Two veteran wildlife officers had the special honor of passing the torch to family members. Twenty-five year veteran wildlife officer Lieutenant Marty Wall pinned his son, Douglas Wall. “It’s a proud moment and a true honor to see your son follow in your footsteps, sharing your values and continuing your life’s commitment to protecting California’s wildlife,” said Lt. Wall.

Thirty-year veteran wildlife officer Lieutenant Sam Castillo also pinned a badge on his nephew, Daniel Castillo.
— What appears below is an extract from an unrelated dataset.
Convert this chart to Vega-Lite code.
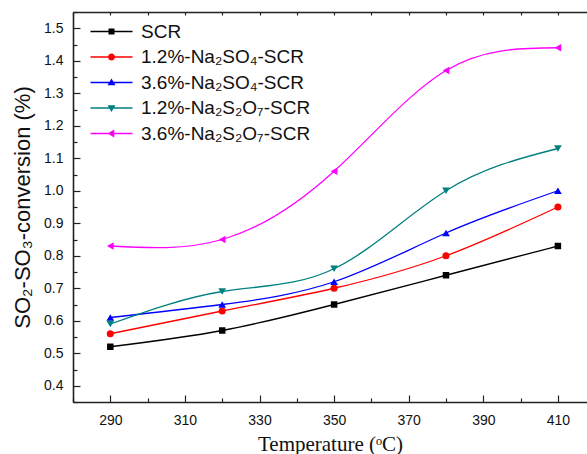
{
  "$schema": "https://vega.github.io/schema/vega-lite/v6.json",
  "width": 514,
  "height": 390,
  "autosize": {"type": "none"},
  "padding": {"left": 73, "top": 12, "right": 0, "bottom": 52},
  "background": "white",
  "config": {
    "view": {"stroke": null},
    "axis": {
      "grid": false,
      "domainColor": "#222222",
      "domainWidth": 1.6,
      "tickColor": "#222222",
      "tickWidth": 1.2,
      "labelColor": "#111111",
      "labelFont": "Liberation Sans",
      "labelFontSize": 14,
      "titleColor": "#111111",
      "titleFontWeight": "normal"
    },
    "legend": {
      "orient": "none",
      "legendX": 29,
      "legendY": 10,
      "title": null,
      "padding": 0,
      "symbolSize": 100,
      "symbolStrokeWidth": 0,
      "labelFont": "Liberation Sans",
      "labelFontSize": 19,
      "labelColor": "#111111",
      "labelLimit": 400,
      "labelOffset": 20,
      "rowPadding": 5.5
    }
  },
  "data": {
    "values": [
      {"T": 290, "v": 0.52, "s": "SCR"},
      {"T": 320, "v": 0.57, "s": "SCR"},
      {"T": 350, "v": 0.65, "s": "SCR"},
      {"T": 380, "v": 0.74, "s": "SCR"},
      {"T": 410, "v": 0.83, "s": "SCR"},
      {"T": 290, "v": 0.56, "s": "1.2%-Na₂SO₄-SCR"},
      {"T": 320, "v": 0.63, "s": "1.2%-Na₂SO₄-SCR"},
      {"T": 350, "v": 0.70, "s": "1.2%-Na₂SO₄-SCR"},
      {"T": 380, "v": 0.80, "s": "1.2%-Na₂SO₄-SCR"},
      {"T": 410, "v": 0.95, "s": "1.2%-Na₂SO₄-SCR"},
      {"T": 290, "v": 0.61, "s": "3.6%-Na₂SO₄-SCR"},
      {"T": 320, "v": 0.65, "s": "3.6%-Na₂SO₄-SCR"},
      {"T": 350, "v": 0.72, "s": "3.6%-Na₂SO₄-SCR"},
      {"T": 380, "v": 0.87, "s": "3.6%-Na₂SO₄-SCR"},
      {"T": 410, "v": 1.00, "s": "3.6%-Na₂SO₄-SCR"},
      {"T": 290, "v": 0.59, "s": "1.2%-Na₂S₂O₇-SCR"},
      {"T": 320, "v": 0.69, "s": "1.2%-Na₂S₂O₇-SCR"},
      {"T": 350, "v": 0.76, "s": "1.2%-Na₂S₂O₇-SCR"},
      {"T": 380, "v": 1.00, "s": "1.2%-Na₂S₂O₇-SCR"},
      {"T": 410, "v": 1.13, "s": "1.2%-Na₂S₂O₇-SCR"},
      {"T": 290, "v": 0.83, "s": "3.6%-Na₂S₂O₇-SCR"},
      {"T": 320, "v": 0.85, "s": "3.6%-Na₂S₂O₇-SCR"},
      {"T": 350, "v": 1.06, "s": "3.6%-Na₂S₂O₇-SCR"},
      {"T": 380, "v": 1.37, "s": "3.6%-Na₂S₂O₇-SCR"},
      {"T": 410, "v": 1.44, "s": "3.6%-Na₂S₂O₇-SCR"}
    ]
  },
  "layer": [
    {
      "mark": {"type": "line", "interpolate": "natural", "strokeWidth": 1.3},
      "encoding": {
        "x": {
          "field": "T", "type": "quantitative",
          "scale": {"domain": [280, 417.8], "nice": false, "zero": false},
          "axis": {
            "orient": "bottom",
            "values": [290, 310, 330, 350, 370, 390, 410],
            "tickSize": -7,
            "labelPadding": 18,
            "title": "Temperature (ᵒC)",
            "titleFont": "Liberation Serif",
            "titleFontSize": 21,
            "titlePadding": 6
          }
        },
        "y": {
          "field": "v", "type": "quantitative",
          "scale": {"domain": [0.35, 1.55], "nice": false, "zero": false},
          "axis": {
            "orient": "left",
            "values": [0.4, 0.5, 0.6, 0.7, 0.8, 0.9, 1.0, 1.1, 1.2, 1.3, 1.4, 1.5],
            "format": ".1f",
            "tickSize": -7,
            "labelPadding": 17,
            "title": "SO₂-SO₃-conversion (%)",
            "titleFont": "Liberation Sans",
            "titleFontSize": 22,
            "titlePadding": 9
          }
        },
        "color": {
          "field": "s", "type": "nominal",
          "scale": {
            "domain": ["SCR", "1.2%-Na₂SO₄-SCR", "3.6%-Na₂SO₄-SCR", "1.2%-Na₂S₂O₇-SCR", "3.6%-Na₂S₂O₇-SCR"],
            "range": ["#000000", "#ff0000", "#0000ff", "#008080", "#ff00ff"]
          },
          "legend": {"orient": "none", "legendX": 29, "legendY": 10, "title": null}
        }
      }
    },
    {
      "transform": [{"filter": "datum.s === 'SCR'"}],
      "mark": {"type": "point", "shape": "square", "filled": true, "opacity": 1, "size": 42},
      "encoding": {
        "x": {
          "field": "T", "type": "quantitative",
          "axis": {
            "orient": "bottom",
            "values": [280, 300, 320, 340, 360, 380, 400],
            "tickSize": -4,
            "labels": false,
            "domain": false,
            "title": null
          }
        },
        "y": {
          "field": "v", "type": "quantitative",
          "axis": {
            "orient": "left",
            "values": [0.35, 0.45, 0.55, 0.65, 0.75, 0.85, 0.95, 1.05, 1.15, 1.25, 1.35, 1.45, 1.55],
            "tickSize": -4,
            "labels": false,
            "domain": false,
            "title": null
          }
        },
        "color": {"field": "s", "type": "nominal"}
      }
    },
    {
      "transform": [{"filter": "datum.s === '1.2%-Na₂SO₄-SCR'"}],
      "mark": {"type": "point", "shape": "circle", "filled": true, "opacity": 1, "size": 50},
      "encoding": {
        "x": {"field": "T", "type": "quantitative", "axis": null},
        "y": {"field": "v", "type": "quantitative", "axis": null},
        "color": {"field": "s", "type": "nominal"}
      }
    },
    {
      "transform": [{"filter": "datum.s === '3.6%-Na₂SO₄-SCR'"}],
      "mark": {"type": "point", "shape": "triangle-up", "filled": true, "opacity": 1, "size": 60},
      "encoding": {
        "x": {"field": "T", "type": "quantitative", "axis": null},
        "y": {"field": "v", "type": "quantitative", "axis": null},
        "color": {"field": "s", "type": "nominal"}
      }
    },
    {
      "transform": [{"filter": "datum.s === '1.2%-Na₂S₂O₇-SCR'"}],
      "mark": {"type": "point", "shape": "triangle-down", "filled": true, "opacity": 1, "size": 60},
      "encoding": {
        "x": {"field": "T", "type": "quantitative", "axis": null},
        "y": {"field": "v", "type": "quantitative", "axis": null},
        "color": {"field": "s", "type": "nominal"}
      }
    },
    {
      "transform": [{"filter": "datum.s === '3.6%-Na₂S₂O₇-SCR'"}],
      "mark": {"type": "point", "shape": "triangle-left", "filled": true, "opacity": 1, "size": 60},
      "encoding": {
        "x": {"field": "T", "type": "quantitative", "axis": null},
        "y": {"field": "v", "type": "quantitative", "axis": null},
        "color": {"field": "s", "type": "nominal"}
      }
    },
    {
      "transform": [{"filter": "datum.T > 1000"}],
      "mark": {"type": "point", "filled": true, "opacity": 1},
      "encoding": {
        "x": {
          "field": "T", "type": "quantitative",
          "axis": {
            "orient": "top",
            "values": [280, 290, 300, 310, 320, 330, 340, 350, 360, 370, 380, 390, 400, 410],
            "tickSize": -3,
            "labels": false,
            "domain": true,
            "title": null
          }
        },
        "color": {"field": "s", "type": "nominal"},
        "shape": {
          "field": "s", "type": "nominal",
          "scale": {
            "domain": ["SCR", "1.2%-Na₂SO₄-SCR", "3.6%-Na₂SO₄-SCR", "1.2%-Na₂S₂O₇-SCR", "3.6%-Na₂S₂O₇-SCR"],
            "range": [
              "M-4.2,-0.13H4.2V0.13H-4.2ZM-0.6,-0.6H0.6V0.6H-0.6Z",
              "M-4.2,-0.13H4.2V0.13H-4.2ZM-0.7,0A0.7,0.7,0,1,1,0.7,0A0.7,0.7,0,1,1,-0.7,0Z",
              "M-4.2,-0.13H4.2V0.13H-4.2ZM0,-0.8L0.8,0.55H-0.8Z",
              "M-4.2,-0.13H4.2V0.13H-4.2ZM0,0.8L-0.8,-0.55H0.8Z",
              "M-4.2,-0.13H4.2V0.13H-4.2ZM-0.8,0L0.55,-0.8V0.8Z"
            ]
          },
          "legend": {"orient": "none", "legendX": 29, "legendY": 10, "title": null}
        }
      }
    }
  ],
  "resolve": {
    "axis": {"x": "independent", "y": "independent"}
  }
}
Annually, wildlife officers make contact with more than 295,000 people and issue more than 15,000 citations. These officers primarily work alone, in remote areas, contacting subjects who almost always have some form of weapon, and they do so knowing that backup could be hours away. Wildlife officers have large patrol districts and great responsibilities, and frequently a sole officer will cover an entire county. The average California wildlife officer’s patrol district exceeds 500 square miles.

In 2008, CDFW teamed with Butte College to provide peace officer academy training for prospective wildlife officers. That partnership provided CDFW a state of the art POST-certified academy facility with 40 years of police training history.

CDFW anticipates the next round of warden cadet selection to begin in September or October of 2016, with the next academy beginning in January 2017. For more information about becoming a wildlife officer and the application timeline, please visit www.wildlife.ca.gov/enforcement/career.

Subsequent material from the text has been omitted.